Mayor Jim Kenney pledged to take action against discrimination in Philadelphia’s Gayborhood during a news conference Monday morning.
City leaders unveiled a new report issued by the Philadelphia Commission on Human Relations detailing instances of discrimination in the historically gay neighborhood. This followed an October public hearing, which invited members of the LGBTQ community to share their experiences and concerns regarding racial tensions in an area often associated with inclusion and diversity.
But the facade of peaceful coexistence did not always extend to community members of color, many of who complained for decades about racial bias and discriminatory practices while frequenting bars, restaurants and even social service organizations in the Gayborhood.
“It’s an urban myth that people from a marginalized community don’t oppress each other,” said Ernest Owens, a gay activist and editor of G Philly. “Now, our concerns are validated.”
Among the report’s finding was evidence that “LGBTQ people of color, women and transgender people often feel unwelcome and unsafe in Gayborhood spaces.”
The report cites business practices that “substantiate the numerous reports of racism and discrimination” in the neighborhood.
Owens, a black 25-year-old who relocated to Philadelphia from Houston, has experienced some of these problems firsthand.
“I’ve had to get patted down, up and down, all around while I can see other people in front of me get in with no problem,” he said. “That kind of discrimination is very inhumane and derogatory. I really felt less than.”

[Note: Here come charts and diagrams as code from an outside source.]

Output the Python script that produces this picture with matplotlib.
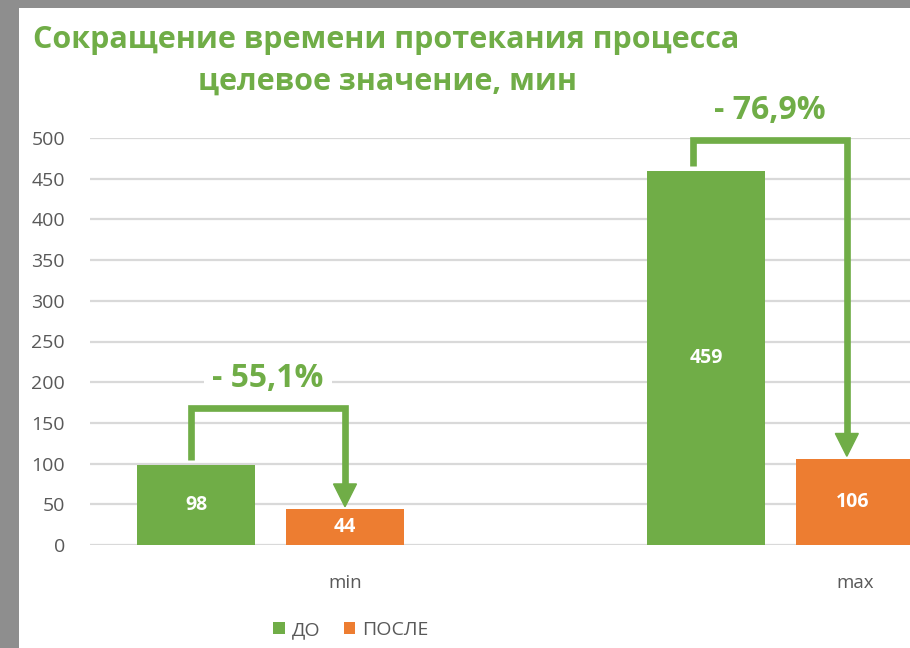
import matplotlib
matplotlib.use('Agg')
import matplotlib.pyplot as plt
from matplotlib.patches import Rectangle

# данные
categories = ['min', 'max']
series_names = ['ДО', 'ПОСЛЕ']
before = [98, 459]
after = [44, 106]
changes = ['- 55,1%', '- 76,9%']
arrow_top = [168, 497]  # уровень горизонтальной части стрелки
arrow_shift = [0.0, -0.016]  # небольшой сдвиг стрелки по x
y_ticks = [0, 50, 100, 150, 200, 250, 300, 350, 400, 450, 500]

green = '#70AD47'
orange = '#ED7D31'
gray_text = '#595959'

plt.rcParams['font.family'] = ['Open Sans', 'DejaVu Sans']

W, H = 910, 648
fig = plt.figure(figsize=(W / 100, H / 100), dpi=100, facecolor='#8e8e8e')
# белая "подложка" скриншота
fig.patches.append(Rectangle((19 / W, 0), 1 - 19 / W, 1 - 8 / H, transform=fig.transFigure,
                             facecolor='white', edgecolor='none', zorder=-10))

ax = fig.add_axes([90 / W, 1 - 545 / H, (W - 90) / W, (545 - 138) / H])
ax.set_facecolor('none')
ax.set_zorder(1)

bar_w = 0.231
step = 0.292
x = list(range(len(categories)))
x_before = [i - step for i in x]
x_after = x

b1 = ax.bar(x_before, before, width=bar_w, color=green, label=series_names[0], zorder=2)
b2 = ax.bar(x_after, after, width=bar_w, color=orange, label=series_names[1], zorder=2)
ax.bar_label(b1, label_type='center', color='white', fontsize=14, fontweight='bold')
ax.bar_label(b2, label_type='center', color='white', fontsize=14, fontweight='bold')

ax.set_xlim(-0.5, -0.5 + (W - 90) / 510)
ax.set_ylim(0, 500)
ax.set_yticks(y_ticks)
ax.set_xticks(x)
ax.set_xticklabels(categories)
ax.grid(axis='y', color='#d9d9d9', linewidth=1.6, zorder=0)
for s in ax.spines.values():
    s.set_visible(False)
ax.tick_params(axis='y', length=0, pad=18, labelsize=14, labelcolor=gray_text)
ax.tick_params(axis='x', length=0, pad=21, labelsize=13.5, labelcolor=gray_text)

# стрелки-уголки
head_half = 0.0225
head_len = 28
for i in range(len(categories)):
    x0 = x_before[i] - 0.01 + arrow_shift[i]
    x1 = x_after[i] + arrow_shift[i]
    y0 = before[i] + 6
    y1 = after[i] + 3
    top = arrow_top[i]
    ax.plot([x0, x0, x1, x1], [y0, top, top, y1 + head_len], color=green, lw=4.8,
            solid_joinstyle='miter', solid_capstyle='butt', zorder=4, clip_on=False)
    ax.fill([x1 - head_half, x1 + head_half, x1], [y1 + head_len, y1 + head_len, y1],
            color=green, zorder=4, clip_on=False)
    ax.text((x0 + x1) / 2, top + 37, changes[i], ha='center', va='center', color=green,
            fontsize=23, fontweight='bold', zorder=5, clip_on=False,
            bbox=dict(facecolor='white', edgecolor='none', pad=6))

fig.text(386 / W, 1 - 40 / H, 'Сокращение времени протекания процесса', ha='center', va='center',
         color=green, fontsize=22, fontweight='bold')
fig.text(387 / W, 1 - 82 / H, 'целевое значение, мин', ha='center', va='center',
         color=green, fontsize=22, fontweight='bold')

fig.legend(handles=[b1, b2], loc='center', bbox_to_anchor=(351 / W, 1 - 630 / H), ncol=2,
           frameon=False, fontsize=14, labelcolor=gray_text, handlelength=0.6, handleheight=0.6,
           handletextpad=0.35, columnspacing=1.2)

fig.savefig('out.png', dpi=100, facecolor=fig.get_facecolor())
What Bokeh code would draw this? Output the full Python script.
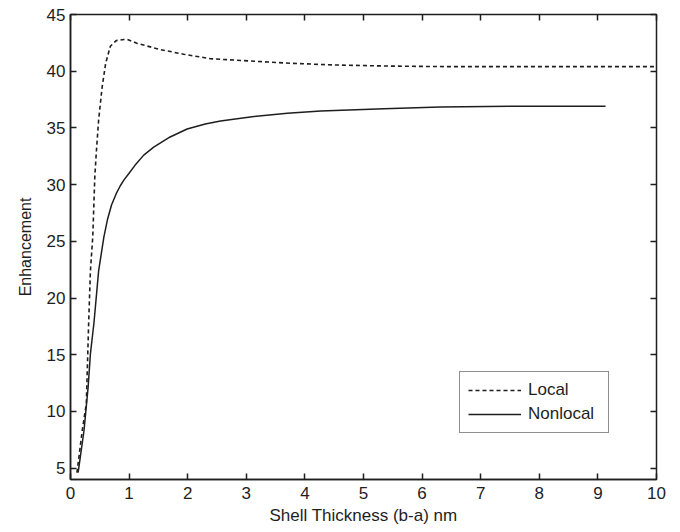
from bokeh.plotting import figure
from bokeh.models import LinearAxis, Legend, LegendItem, FixedTicker, Range1d, CustomJSTickFormatter
from bokeh.embed import file_html
from bokeh.resources import INLINE

local_x = [0.11, 0.2, 0.27, 0.31, 0.34, 0.38, 0.415, 0.44, 0.48, 0.54, 0.6, 0.68, 0.78, 0.91, 0.97,
           1.14, 1.54, 1.93, 2.39, 3.07, 3.75, 4.5, 5.46, 6.5, 8.0, 10.0]
local_y = [4.6, 8.3, 10.7, 17.8, 22.4, 25.4, 30.7, 32.8, 35.7, 38.6, 40.7, 42.2, 42.7, 42.8, 42.8,
           42.45, 41.9, 41.5, 41.1, 40.9, 40.7, 40.55, 40.45, 40.4, 40.4, 40.4]

nonlocal_x = [0.13, 0.23, 0.3, 0.34, 0.4, 0.48, 0.57, 0.63, 0.7, 0.78, 0.85, 0.91, 1.0, 1.1, 1.25,
              1.42, 1.7, 1.99, 2.3, 2.56, 3.13, 3.7, 4.27, 5.35, 6.31, 7.5, 9.13]
nonlocal_y = [4.6, 8.3, 12.1, 15.1, 17.8, 22.4, 25.4, 26.9, 28.2, 29.2, 29.9, 30.4, 31.0, 31.7, 32.6,
              33.3, 34.2, 34.9, 35.35, 35.6, 36.0, 36.3, 36.5, 36.7, 36.85, 36.9, 36.9]

x_ticks = [0, 1, 2, 3, 4, 5, 6, 7, 8, 9, 10]
y_ticks = [5, 10, 15, 20, 25, 30, 35, 40, 45]

FONT = "Liberation Sans"
INK = "#1e1e1e"

p = figure(width=680, height=532, output_backend="svg", toolbar_location=None,
           x_range=Range1d(0, 10), y_range=Range1d(4, 45),
           min_border_left=70, min_border_right=24, min_border_top=14, min_border_bottom=53,
           x_axis_label="Shell Thickness (b-a) nm", y_axis_label="Enhancement")
p.grid.visible = False
p.outline_line_color = INK
p.outline_line_width = 1.5
p.background_fill_color = "white"
p.border_fill_color = "white"

for ax in p.xaxis + p.yaxis:
    ax.major_tick_in = 6
    ax.major_tick_out = 0
    ax.minor_tick_in = 0
    ax.minor_tick_out = 0
    ax.axis_line_color = INK
    ax.axis_line_width = 1.5
    ax.major_tick_line_color = INK
    ax.major_tick_line_width = 1.5
    ax.major_label_text_font = FONT
    ax.major_label_text_font_size = "17px"
    ax.major_label_text_color = INK
    ax.axis_label_text_font = FONT
    ax.axis_label_text_font_size = "17px"
    ax.axis_label_text_font_style = "normal"
    ax.axis_label_text_color = INK

p.xaxis.ticker = FixedTicker(ticks=x_ticks)
p.yaxis.ticker = FixedTicker(ticks=y_ticks)
p.xaxis.major_label_standoff = 7
p.xaxis.axis_label_standoff = 4
p.yaxis.major_label_standoff = 5
p.yaxis.axis_label_standoff = 10
p.yaxis.axis_label_text_font_size = "16px"

blank = CustomJSTickFormatter(code="return ''")
top = LinearAxis(ticker=FixedTicker(ticks=x_ticks), formatter=blank,
                 major_tick_in=6, major_tick_out=0, minor_tick_in=0, minor_tick_out=0,
                 axis_line_color=INK, major_tick_line_color=INK, major_tick_line_width=1.5)
right = LinearAxis(ticker=FixedTicker(ticks=y_ticks), formatter=blank,
                   major_tick_in=6, major_tick_out=0, minor_tick_in=0, minor_tick_out=0,
                   axis_line_color=INK, major_tick_line_color=INK, major_tick_line_width=1.5)
p.add_layout(top, "above")
p.add_layout(right, "right")

r_local = p.line(local_x, local_y, line_color=INK, line_width=1.6, line_dash="4 3")
r_nonlocal = p.line(nonlocal_x, nonlocal_y, line_color=INK, line_width=1.5)

legend = Legend(items=[LegendItem(label="Local", renderers=[r_local]),
                       LegendItem(label="Nonlocal", renderers=[r_nonlocal])],
                location=(389, 46), orientation="vertical",
                border_line_color=INK, border_line_width=1.2,
                background_fill_color="white", background_fill_alpha=1.0,
                label_text_font=FONT, label_text_font_size="17px", label_text_color=INK,
                glyph_width=53, glyph_height=18, label_standoff=7, label_height=18,
                label_width=72, padding=8, spacing=4, margin=0)
p.add_layout(legend, "center")

open("out.html", "w").write(file_html(p, INLINE))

While the report issued Monday did not provide statistics, the authors did find that discriminatory practices have been common for at least three decades. Most frequently, black patrons were turned away for not complying with dress codes and forced to present several forms of identification, according to the report.
The commission’s October hearing attracted close to 400 participants. Among those attendees were the owners of 11 bars that had been subpoenaed by the commission and several directors of nonprofit organizations that service the neighborhood.
The commission combined data offered by these businesses and found that employment policies, dress codes and other practices worked to create an unsafe and unwelcoming environment for people of color and transgender community members. As a result of their findings, the commission issued a series of recommendations that include mandatory training for business owners and nonprofits working in the neighborhood.
“Racism in the LGBTQ community is a real issue. It’s a real issue in our entire society, not only just in the LGBTQ area or in the Gayborhood,” Kenney said.
“We need to do more to address it here in Philadelphia. We will do whatever else we need to do to see that the recommendations are adopted. And that possibly could include eliminating organizations who won’t change their ways by limiting our participation in their work financially.”